ワング将軍とヨン・ギョンフは兵とともに隠れて機会を待っていました。
「私の正体を明かします。」
サテッキルはサフムに言いました。
「ドハム、それはいかん。」
「今後も足枷になります。」
「殺されるかもしれん。」
「許されるかもしれない。」
「私はそうは思わん。」
「私はもう新羅の密偵ではありません。希望は残されています。恐れていたらチャンにとどめを刺せません。また道を阻まれます。」
「ドハムや、よく考えろ。」
「陛下を信じてみます。王様になった今、新羅の貴族だった我々が必要かも。」
「そうだとしても危険だ。」
「父上は身を隠していてください。」
サテッキルはプヨソンに謁見しました。
「どうした。

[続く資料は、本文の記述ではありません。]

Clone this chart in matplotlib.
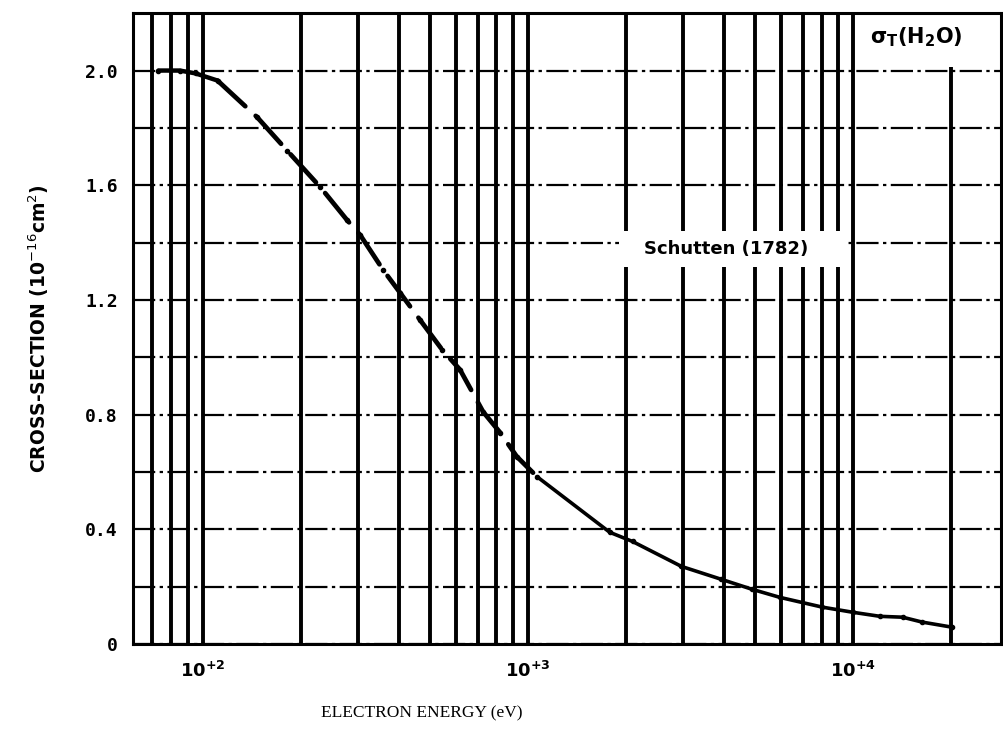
import math
import matplotlib
matplotlib.use("Agg")
import matplotlib.pyplot as plt
from matplotlib.ticker import LogLocator, MultipleLocator, FuncFormatter, NullFormatter
from matplotlib.patches import Rectangle

# ---- data ----
energy_eV = [73, 85, 95, 111, 147, 182, 230, 278, 305, 359, 405, 466, 545, 618,
             728, 822, 924, 1066, 1785, 2097, 2966, 3935, 4900, 5960, 8050,
             10000, 12100, 14200, 16300, 20200]
sigma = [2.00, 2.00, 1.99, 1.965, 1.837, 1.72, 1.593, 1.478, 1.426, 1.304,
         1.224, 1.13, 1.026, 0.957, 0.81, 0.737, 0.654, 0.584, 0.39, 0.358,
         0.271, 0.226, 0.191, 0.163, 0.129, 0.111, 0.097, 0.094, 0.077, 0.059]
x_limits = (61, 28500)
y_limits = (0, 2.2)
y_tick_step = 0.4
y_grid_step = 0.2
series_label = "Schutten (1782)"
panel_label = r"$\mathbf{\sigma_T(H_2O)}$"
x_label = "ELECTRON ENERGY (eV)"
y_label = r"CROSS-SECTION (10$^{-16}$cm$^{2}$)"

fig = plt.figure(figsize=(10.04, 7.32), dpi=100)
ax = fig.add_axes([0.1325, 0.120, 0.8645, 0.862])
ax.set_xscale("log")
ax.set_xlim(*x_limits)
ax.set_ylim(*y_limits)

# ticks
ax.xaxis.set_major_locator(LogLocator(base=10, numticks=10))
ax.xaxis.set_minor_locator(LogLocator(base=10, subs=range(2, 10), numticks=20))
ax.xaxis.set_minor_formatter(NullFormatter())
ax.xaxis.set_major_formatter(FuncFormatter(
    lambda v, p: r"$\mathbf{10^{+%d}}$" % round(math.log10(v))))
ax.yaxis.set_major_locator(MultipleLocator(y_tick_step))
ax.yaxis.set_minor_locator(MultipleLocator(y_grid_step))
ax.yaxis.set_major_formatter(FuncFormatter(lambda v, p: "0" if abs(v) < 1e-9 else "%.1f" % v))
ax.tick_params(which="both", length=0)
ax.tick_params(axis="y", pad=11)
ax.tick_params(axis="x", pad=12)
for lab in ax.get_yticklabels():
    lab.set_fontfamily("DejaVu Sans Mono")
    lab.set_fontweight("bold")
    lab.set_fontsize(13)
for lab in ax.get_xticklabels():
    lab.set_fontsize(13)

# grid
ax.grid(axis="x", which="both", color="black", linewidth=2.8, linestyle="-", zorder=1)
ax.grid(axis="y", which="both", color="black", linewidth=1.6,
        linestyle=(0, (10, 2, 1.5, 2)), zorder=1)
ax.set_axisbelow(True)

# masks behind labels (grid interrupted in reference)
ax.add_patch(Rectangle((1.9e3, 1.315), 9.6e3 - 1.9e3, 0.125,
                       facecolor="white", edgecolor="none", zorder=1.5))
ax.add_patch(Rectangle((1.15e4, 2.012), x_limits[1] - 1.15e4, y_limits[1] - 2.012,
                       facecolor="white", edgecolor="none", zorder=1.5))

# curve: solid start, dashed middle, solid tail
i_a = energy_eV.index(111)
i_b = energy_eV.index(1066)
ax.plot(energy_eV[:i_a + 1], sigma[:i_a + 1], color="black", lw=3.2,
        solid_capstyle="round", zorder=3)
ax.plot(energy_eV[i_a:i_b + 1], sigma[i_a:i_b + 1], color="black", lw=3.4,
        linestyle=(0, (8, 3)), dash_capstyle="round", zorder=3)
ax.plot(energy_eV[i_b:], sigma[i_b:], color="black", lw=2.6,
        solid_capstyle="round", zorder=3)
ax.plot(energy_eV, sigma, linestyle="none", marker="o", markersize=3,
        color="black", zorder=3)

# labels
ax.text(4080, 1.378, series_label, ha="center", va="center",
        fontsize=13, fontweight="bold", family="DejaVu Sans", zorder=4)
ax.text(15600, 2.115, panel_label, ha="center", va="center",
        fontsize=15, zorder=4)

ax.set_xlabel(x_label, fontsize=12.5, family="Liberation Serif")
ax.xaxis.set_label_coords(0.333, -0.097)
ax.set_ylabel(y_label, fontsize=13.5, fontweight="bold", family="DejaVu Sans")
ax.yaxis.set_label_coords(-0.094, 0.5)

for s in ax.spines.values():
    s.set_linewidth(2.2)
    s.set_zorder(5)

fig.savefig("out.png", dpi=100)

」
「折り入ってお話しがあります。」
「そうか。何があった。言ってみろ。」
「陛下・・・・・。」
「お前らしくないな。言ってみろ。」
「私は陛下に・・・・・・。」
「陛下!モンナス博士を捕まえました。」
サテッキルが正体を明かそうとしたらフクチピョンがプヨソンに報告に来ました。
「チャンと共に庭に連れてこい。本当に四男が死んだか最後の確認をする。」
チャンとモンナスは庭に連れてこられました。
「博士!」
「チャンア。」
サテッキルは二人に尋問を始めました。プヨソンは見守っていた。
「モンナス博士をお前の手で殺せ!」
サテッキルはチャンに命じました。